A deal on climate change?

Climate change is global. Unless enough big-emitting nations stop pumping carbon into the atmosphere, no single country’s efforts will matter much. That is why, despite the many unmet deadlines, petty squabbles and dashed hopes, it is still important for world leaders to gather and work toward a climate deal, as they have done many times in the past two decades and as they have been doing in Doha, Qatar.

World governments were supposed to have made a big step toward solving the problem through the 1997 Kyoto Protocol, but that agreement has proved inadequate for a variety of reasons, including the fact that the United States pulled out of the treaty. Leaders were then supposed to have achieved the dream of a legally binding, consensus-driven international climate treaty at a U.N. conference in Copenhagen three years ago, but they failed.

Not surprisingly, the toughest question to resolve in such negotiations is which countries will be obliged to cut their projected emissions deeply. It pits developed countries, particularly the United States, against big developing ones such as China and India. U.N. talks in the 1990s enshrined the notion that developing nations need not enforce serious emissions restrictions, because they were poorer and responsible for less of the greenhouse gas in the atmosphere. But with China now emitting nearly twice as much carbon dioxide as is the United States, demanding lots from the West and little from China is nonsensical on the science and impossible politically, since Western voters would balk.

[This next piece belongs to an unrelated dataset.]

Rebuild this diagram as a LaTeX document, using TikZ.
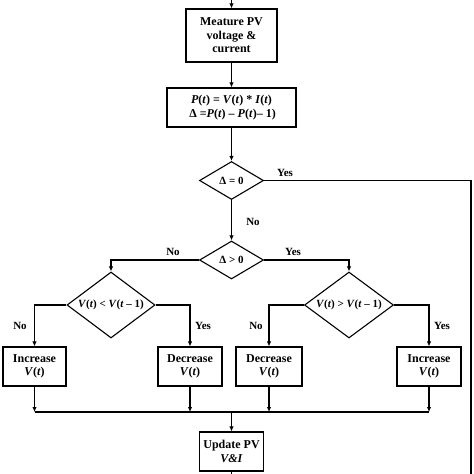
\documentclass[tikz,border=0pt]{standalone}
\usepackage{fontspec}
\setmainfont{Liberation Serif}
\usetikzlibrary{shapes.geometric,arrows.meta}
\tikzset{
  ln/.style={line width=1.1pt},
  arr/.style={ln,-{Latex[length=5pt,width=4.5pt]}},
  procbox/.style={draw,ln,rectangle,inner sep=0pt,align=center,font=\fontsize{12}{13.5}\selectfont\bfseries},
  dia/.style={draw,ln,diamond,inner sep=0pt},
  diatext/.style={font=\fontsize{11}{13}\selectfont\bfseries},
  lbl/.style={font=\fontsize{11}{13}\selectfont\bfseries}
}
\newcommand{\bi}[1]{\textbf{\textit{#1}}}
\begin{document}
\begin{tikzpicture}[x=1pt,y=-1pt]
\useasboundingbox (0,0) rectangle (474,474);
% nodes
\node[procbox,minimum width=91pt,minimum height=53pt] (b1) at (231.5,35.5) {Meature PV\\voltage \&\\current};
\node[procbox,minimum width=129pt,minimum height=39pt] (b2) at (231.5,107.5) {\bi{P}(\bi{t}) = \bi{V}(\bi{t}) * \bi{I}(\bi{t})\\ \,Δ =\bi{P}(\bi{t}) – \bi{P}(\bi{t})– 1)};
\node[dia,minimum width=64pt,minimum height=38pt] (d1) at (231.5,180.5) {};
\node[diatext] at (d1) {Δ = 0};
\node[dia,minimum width=64pt,minimum height=38pt] (d2) at (231.5,260) {};
\node[diatext] at (d2) {Δ > 0};
\node[dia,minimum width=88pt,minimum height=66pt] (d3) at (111,305) {};
\node[diatext] at (d3) {\bi{V}(\bi{t}) < \bi{V}(\bi{t} – 1)};
\node[dia,minimum width=89pt,minimum height=66pt] (d4) at (349,305) {};
\node[diatext] at (d4) {\bi{V}(\bi{t}) > \bi{V}(\bi{t} – 1)};
\node[procbox,minimum width=63pt,minimum height=39pt] (b3) at (34.5,366.5) {Increase\\\bi{V}(\bi{t})};
\node[procbox,minimum width=64pt,minimum height=39pt] (b4) at (190,366.5) {Decrease\\\bi{V}(\bi{t})};
\node[procbox,minimum width=66pt,minimum height=39pt] (b5) at (269,366.5) {Decrease\\\bi{V}(\bi{t})};
\node[procbox,minimum width=64pt,minimum height=39pt] (b6) at (429,366.5) {Increase\\\bi{V}(\bi{t})};
\node[procbox,minimum width=64pt,minimum height=39pt] (b7) at (231.5,451.5) {Update PV\\\bi{V\&I}};
% coordinates
\coordinate (top) at (231.5,0);
\coordinate (rt) at (471,180.5);
\coordinate (rb) at (471,474);
\coordinate (bot) at (231.5,474);
\coordinate (j3) at (34.5,412);
\coordinate (j4) at (190,412);
\coordinate (j5) at (269,412);
\coordinate (j6) at (429,412);
\coordinate (jm) at (231.5,412);
% connectors
\draw[arr] (top) -- (b1.north);
\draw[arr] (b1.south) -- (b2.north);
\draw[arr] (b2.south) -- (d1.north);
\draw[ln] (d1.east) -- (rt) -- (rb);
\draw[arr] (d1.south) -- (d2.north);
\draw[arr] (d2.west) -| (d3.north);
\draw[arr] (d2.east) -| (d4.north);
\draw[arr] (d3.west) -| (b3.north);
\draw[arr] (d3.east) -| (b4.north);
\draw[arr] (d4.west) -| (b5.north);
\draw[arr] (d4.east) -| (b6.north);
\draw[arr] (b3.south) -- (j3);
\draw[arr] (b4.south) -- (j4);
\draw[arr] (b5.south) -- (j5);
\draw[arr] (b6.south) -- (j6);
\draw[ln] (j3) -- (j6);
\draw[arr] (jm) -- (b7.north);
\draw[ln] (b7.south) -- (bot);
% labels
\node[lbl] at (285,173) {Yes};
\node[lbl] at (253,222) {No};
\node[lbl] at (173,252) {No};
\node[lbl] at (293,252) {Yes};
\node[lbl] at (20,326) {No};
\node[lbl] at (203,326) {Yes};
\node[lbl] at (256,326) {No};
\node[lbl] at (442,326) {Yes};
\end{tikzpicture}
\end{document}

U.S. representatives have been right to insist that developing nations do their part as their economies expand. The United States is on track to meet its commitment to reduce emissions by 17 percent of 2005 levels by 2020; Americans must have a sense that China’s activities won’t render further effort futile.

Somewhat paradoxically, though, securing larger commitments from big developing nations requires Western, particularly American, leadership. U.S. negotiators must convince other nations that Washington will follow through on a deal that involves shared action to cut global emissions.